When I’m not writing stories, I feel lost. That’s when I start asking the big questions: What am I doing with my life? Is this is all there is? What does it all mean? Is it time to make a big move? Should I wander around Europe for the next year? Maybe I should go live in a village on an island in the South Pacific and see what that’s all about?
I started on the novel in an attempt to divert such thinking. In February, I was procrastinating and commiserating to myself about how the book is going to take me years to write, so I decided to reopen that draft of A EULOGY FOR THE BELIEVER, just to see if it was as bad as I remembered it being.
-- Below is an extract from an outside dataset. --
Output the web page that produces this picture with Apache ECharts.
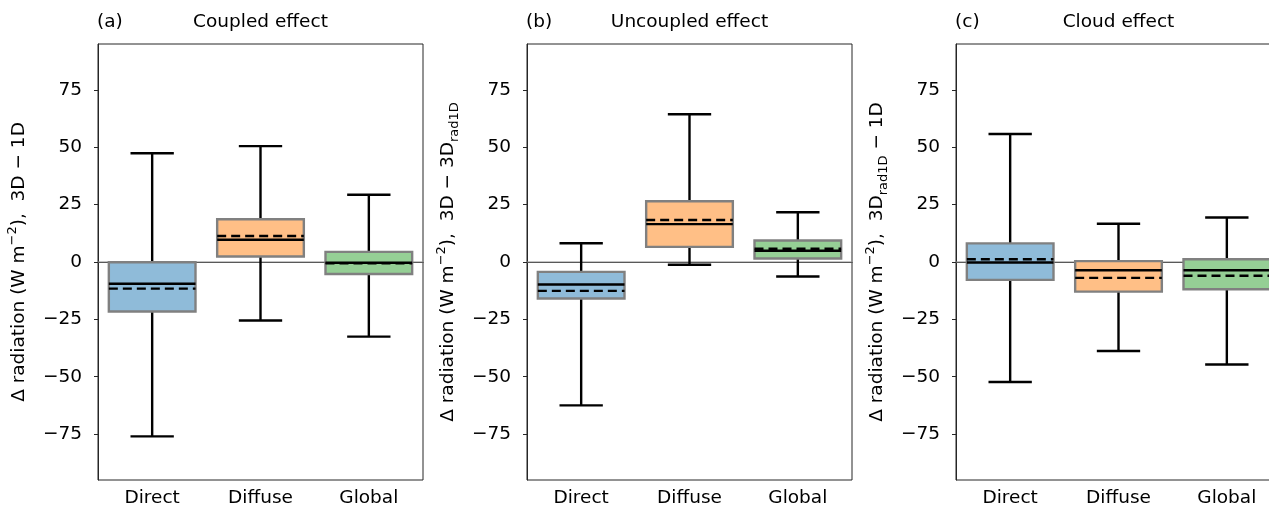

What I found surprised me.
The draft was indeed rough and needed work, but there was a lot that I liked. It had life – the heartbeat of the story was there - and I discovered I could work with it.
There is nothing more arduous than writing the first draft when every page is blank, and the task is to fill it with words. It’s exhausting. There is a first draft fog that descends. The writing is subpar because the goal is not craftsmanship but page count. It’s no wonder I finished the draft feeling defeated.
Five months later, the fog had lifted, and I returned to the script to see it for what it is: a draft of a story that came from a personal place; a story that was worth fighting for.
I put the novel on pause, and I spent the past month re-writing the script. I’m happy to say that I now have a readable draft that I’m proud of. I’m starting to share it with my writer friends for feedback. I plan to submit it to few festivals and contests next month.
A year ago, February 25, 2017, to be exact, I wrote a post confessing that I hadn’t written anything new in almost three years. I can’t tell you how very satisfying it is to have a new fresh script in my pocket. My creative soul is no longer defined by past work. I still have something to say. And I hope it keeps the big questions away for a while.